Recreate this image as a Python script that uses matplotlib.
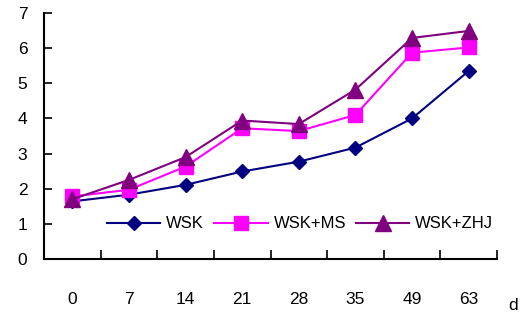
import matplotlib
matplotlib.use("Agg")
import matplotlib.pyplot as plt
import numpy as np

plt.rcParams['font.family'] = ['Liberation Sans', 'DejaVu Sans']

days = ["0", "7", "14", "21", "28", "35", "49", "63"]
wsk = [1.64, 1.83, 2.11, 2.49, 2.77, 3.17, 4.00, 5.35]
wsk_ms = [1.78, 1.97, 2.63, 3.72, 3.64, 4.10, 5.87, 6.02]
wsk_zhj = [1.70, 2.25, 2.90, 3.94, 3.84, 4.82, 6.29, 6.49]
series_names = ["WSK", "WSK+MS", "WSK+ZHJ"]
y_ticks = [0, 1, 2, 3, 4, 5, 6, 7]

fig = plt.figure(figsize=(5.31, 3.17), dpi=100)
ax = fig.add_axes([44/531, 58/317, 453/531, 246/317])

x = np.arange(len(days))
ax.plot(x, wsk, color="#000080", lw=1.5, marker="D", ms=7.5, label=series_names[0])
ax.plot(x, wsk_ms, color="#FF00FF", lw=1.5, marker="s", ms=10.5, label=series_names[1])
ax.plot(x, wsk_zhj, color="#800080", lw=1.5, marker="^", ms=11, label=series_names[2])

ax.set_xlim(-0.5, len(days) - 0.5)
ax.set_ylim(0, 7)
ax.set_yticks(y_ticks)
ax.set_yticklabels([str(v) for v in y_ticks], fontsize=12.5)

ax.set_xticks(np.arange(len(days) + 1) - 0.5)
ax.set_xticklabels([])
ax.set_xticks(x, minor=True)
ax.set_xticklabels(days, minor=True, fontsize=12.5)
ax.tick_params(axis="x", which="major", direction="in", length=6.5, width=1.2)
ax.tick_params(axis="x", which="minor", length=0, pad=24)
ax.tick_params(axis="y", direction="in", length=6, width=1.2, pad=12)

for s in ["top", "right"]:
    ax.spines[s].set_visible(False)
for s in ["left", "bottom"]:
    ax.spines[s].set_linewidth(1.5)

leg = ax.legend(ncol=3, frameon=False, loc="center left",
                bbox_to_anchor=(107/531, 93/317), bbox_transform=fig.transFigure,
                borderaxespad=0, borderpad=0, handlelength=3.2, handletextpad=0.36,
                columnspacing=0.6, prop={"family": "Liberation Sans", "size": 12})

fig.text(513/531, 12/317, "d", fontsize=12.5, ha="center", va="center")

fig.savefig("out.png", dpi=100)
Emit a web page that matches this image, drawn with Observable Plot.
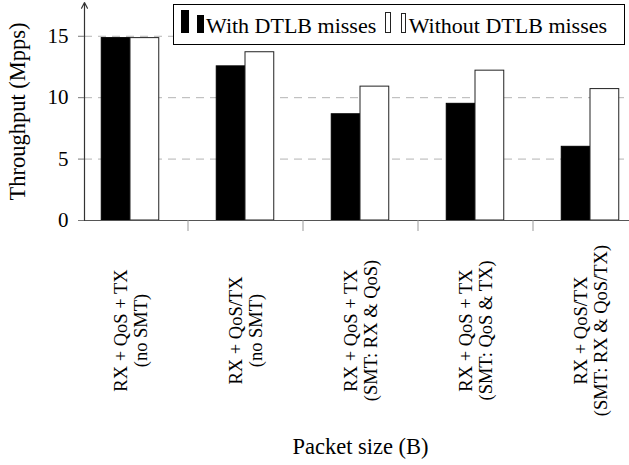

__________________________________________________

Goal: Reproduce the entries above word for word. Pictures stay out.

Solution for this problem:
Recreate this image as a Python script that uses matplotlib.
import matplotlib
matplotlib.use("Agg")
import matplotlib.pyplot as plt
import numpy as np

plt.rcParams['font.family'] = ['Liberation Sans', 'DejaVu Sans']

days = ["0", "7", "14", "21", "28", "35", "49", "63"]
wsk = [1.64, 1.83, 2.11, 2.49, 2.77, 3.17, 4.00, 5.35]
wsk_ms = [1.78, 1.97, 2.63, 3.72, 3.64, 4.10, 5.87, 6.02]
wsk_zhj = [1.70, 2.25, 2.90, 3.94, 3.84, 4.82, 6.29, 6.49]
series_names = ["WSK", "WSK+MS", "WSK+ZHJ"]
y_ticks = [0, 1, 2, 3, 4, 5, 6, 7]

fig = plt.figure(figsize=(5.31, 3.17), dpi=100)
ax = fig.add_axes([44/531, 58/317, 453/531, 246/317])

x = np.arange(len(days))
ax.plot(x, wsk, color="#000080", lw=1.5, marker="D", ms=7.5, label=series_names[0])
ax.plot(x, wsk_ms, color="#FF00FF", lw=1.5, marker="s", ms=10.5, label=series_names[1])
ax.plot(x, wsk_zhj, color="#800080", lw=1.5, marker="^", ms=11, label=series_names[2])

ax.set_xlim(-0.5, len(days) - 0.5)
ax.set_ylim(0, 7)
ax.set_yticks(y_ticks)
ax.set_yticklabels([str(v) for v in y_ticks], fontsize=12.5)

ax.set_xticks(np.arange(len(days) + 1) - 0.5)
ax.set_xticklabels([])
ax.set_xticks(x, minor=True)
ax.set_xticklabels(days, minor=True, fontsize=12.5)
ax.tick_params(axis="x", which="major", direction="in", length=6.5, width=1.2)
ax.tick_params(axis="x", which="minor", length=0, pad=24)
ax.tick_params(axis="y", direction="in", length=6, width=1.2, pad=12)

for s in ["top", "right"]:
    ax.spines[s].set_visible(False)
for s in ["left", "bottom"]:
    ax.spines[s].set_linewidth(1.5)

leg = ax.legend(ncol=3, frameon=False, loc="center left",
                bbox_to_anchor=(107/531, 93/317), bbox_transform=fig.transFigure,
                borderaxespad=0, borderpad=0, handlelength=3.2, handletextpad=0.36,
                columnspacing=0.6, prop={"family": "Liberation Sans", "size": 12})

fig.text(513/531, 12/317, "d", fontsize=12.5, ha="center", va="center")

fig.savefig("out.png", dpi=100)
Emit a web page that matches this image, drawn with Observable Plot.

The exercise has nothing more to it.